*Stated problem:*
The listing below begins with the first line you should copy; stop after the line containing "return (xv - xmin) / (xmax - xmin)", and drop every picture.

*Provided data:*

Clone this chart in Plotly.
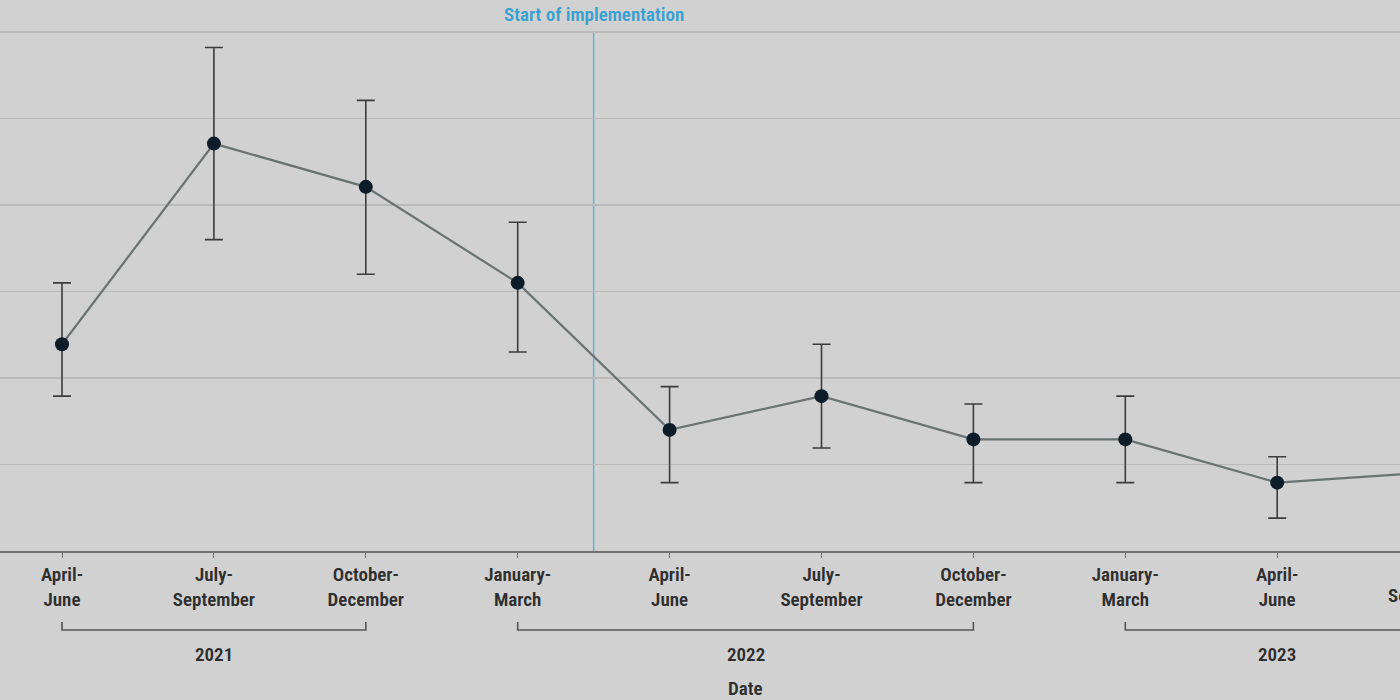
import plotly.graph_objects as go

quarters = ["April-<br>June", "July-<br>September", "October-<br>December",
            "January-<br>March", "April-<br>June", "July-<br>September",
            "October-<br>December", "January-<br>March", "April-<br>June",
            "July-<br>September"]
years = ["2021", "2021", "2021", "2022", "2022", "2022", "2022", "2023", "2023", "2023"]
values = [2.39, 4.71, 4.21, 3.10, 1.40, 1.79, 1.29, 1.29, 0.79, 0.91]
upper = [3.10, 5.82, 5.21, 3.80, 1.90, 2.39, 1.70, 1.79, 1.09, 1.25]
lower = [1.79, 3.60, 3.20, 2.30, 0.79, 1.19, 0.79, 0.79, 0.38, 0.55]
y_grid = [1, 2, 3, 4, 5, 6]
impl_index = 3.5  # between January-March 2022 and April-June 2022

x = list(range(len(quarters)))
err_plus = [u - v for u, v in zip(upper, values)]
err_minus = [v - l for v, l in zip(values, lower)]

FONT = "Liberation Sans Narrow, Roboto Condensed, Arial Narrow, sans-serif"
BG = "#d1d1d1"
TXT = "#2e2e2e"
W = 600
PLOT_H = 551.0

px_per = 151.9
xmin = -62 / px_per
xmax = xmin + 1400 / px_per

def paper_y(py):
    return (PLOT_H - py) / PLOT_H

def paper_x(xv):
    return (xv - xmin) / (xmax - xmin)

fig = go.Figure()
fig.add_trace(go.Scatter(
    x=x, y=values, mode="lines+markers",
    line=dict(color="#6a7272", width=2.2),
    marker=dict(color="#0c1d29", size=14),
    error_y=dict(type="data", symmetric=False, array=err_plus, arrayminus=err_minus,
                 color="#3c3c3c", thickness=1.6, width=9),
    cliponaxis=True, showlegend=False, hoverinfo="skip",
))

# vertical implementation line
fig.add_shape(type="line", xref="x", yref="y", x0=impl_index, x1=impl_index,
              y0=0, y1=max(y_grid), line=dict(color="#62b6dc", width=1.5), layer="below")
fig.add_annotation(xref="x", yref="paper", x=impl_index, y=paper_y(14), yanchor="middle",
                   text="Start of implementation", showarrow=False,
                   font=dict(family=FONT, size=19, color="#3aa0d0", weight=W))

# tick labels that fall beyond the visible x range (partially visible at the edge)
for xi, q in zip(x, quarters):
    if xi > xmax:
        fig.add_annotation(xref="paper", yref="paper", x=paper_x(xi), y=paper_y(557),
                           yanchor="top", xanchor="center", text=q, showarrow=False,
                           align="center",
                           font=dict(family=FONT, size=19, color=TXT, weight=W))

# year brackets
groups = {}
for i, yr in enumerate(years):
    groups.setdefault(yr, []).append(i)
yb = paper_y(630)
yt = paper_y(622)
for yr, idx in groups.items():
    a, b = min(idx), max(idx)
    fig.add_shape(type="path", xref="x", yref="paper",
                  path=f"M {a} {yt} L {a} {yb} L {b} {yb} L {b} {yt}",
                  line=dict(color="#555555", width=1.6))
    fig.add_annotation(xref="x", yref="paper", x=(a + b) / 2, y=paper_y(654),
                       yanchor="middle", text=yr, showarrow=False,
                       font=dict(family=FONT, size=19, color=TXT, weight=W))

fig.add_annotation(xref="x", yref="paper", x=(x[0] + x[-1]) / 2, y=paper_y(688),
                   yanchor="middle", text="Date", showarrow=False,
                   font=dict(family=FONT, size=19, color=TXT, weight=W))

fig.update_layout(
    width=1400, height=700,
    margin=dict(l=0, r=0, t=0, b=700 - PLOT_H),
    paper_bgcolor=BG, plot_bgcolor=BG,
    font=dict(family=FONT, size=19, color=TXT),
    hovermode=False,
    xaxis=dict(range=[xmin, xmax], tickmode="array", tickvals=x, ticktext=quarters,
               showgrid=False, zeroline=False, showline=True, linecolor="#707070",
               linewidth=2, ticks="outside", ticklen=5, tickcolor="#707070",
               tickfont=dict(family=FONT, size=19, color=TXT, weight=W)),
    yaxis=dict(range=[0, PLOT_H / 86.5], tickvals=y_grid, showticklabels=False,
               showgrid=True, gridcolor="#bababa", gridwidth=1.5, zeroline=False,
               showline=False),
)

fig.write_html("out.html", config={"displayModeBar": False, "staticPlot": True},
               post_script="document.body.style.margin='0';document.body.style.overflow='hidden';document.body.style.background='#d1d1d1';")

*Task solution:*
Clone this chart in Plotly.
import plotly.graph_objects as go

quarters = ["April-<br>June", "July-<br>September", "October-<br>December",
            "January-<br>March", "April-<br>June", "July-<br>September",
            "October-<br>December", "January-<br>March", "April-<br>June",
            "July-<br>September"]
years = ["2021", "2021", "2021", "2022", "2022", "2022", "2022", "2023", "2023", "2023"]
values = [2.39, 4.71, 4.21, 3.10, 1.40, 1.79, 1.29, 1.29, 0.79, 0.91]
upper = [3.10, 5.82, 5.21, 3.80, 1.90, 2.39, 1.70, 1.79, 1.09, 1.25]
lower = [1.79, 3.60, 3.20, 2.30, 0.79, 1.19, 0.79, 0.79, 0.38, 0.55]
y_grid = [1, 2, 3, 4, 5, 6]
impl_index = 3.5  # between January-March 2022 and April-June 2022

x = list(range(len(quarters)))
err_plus = [u - v for u, v in zip(upper, values)]
err_minus = [v - l for v, l in zip(values, lower)]

FONT = "Liberation Sans Narrow, Roboto Condensed, Arial Narrow, sans-serif"
BG = "#d1d1d1"
TXT = "#2e2e2e"
W = 600
PLOT_H = 551.0

px_per = 151.9
xmin = -62 / px_per
xmax = xmin + 1400 / px_per

def paper_y(py):
    return (PLOT_H - py) / PLOT_H

def paper_x(xv):
    return (xv - xmin) / (xmax - xmin)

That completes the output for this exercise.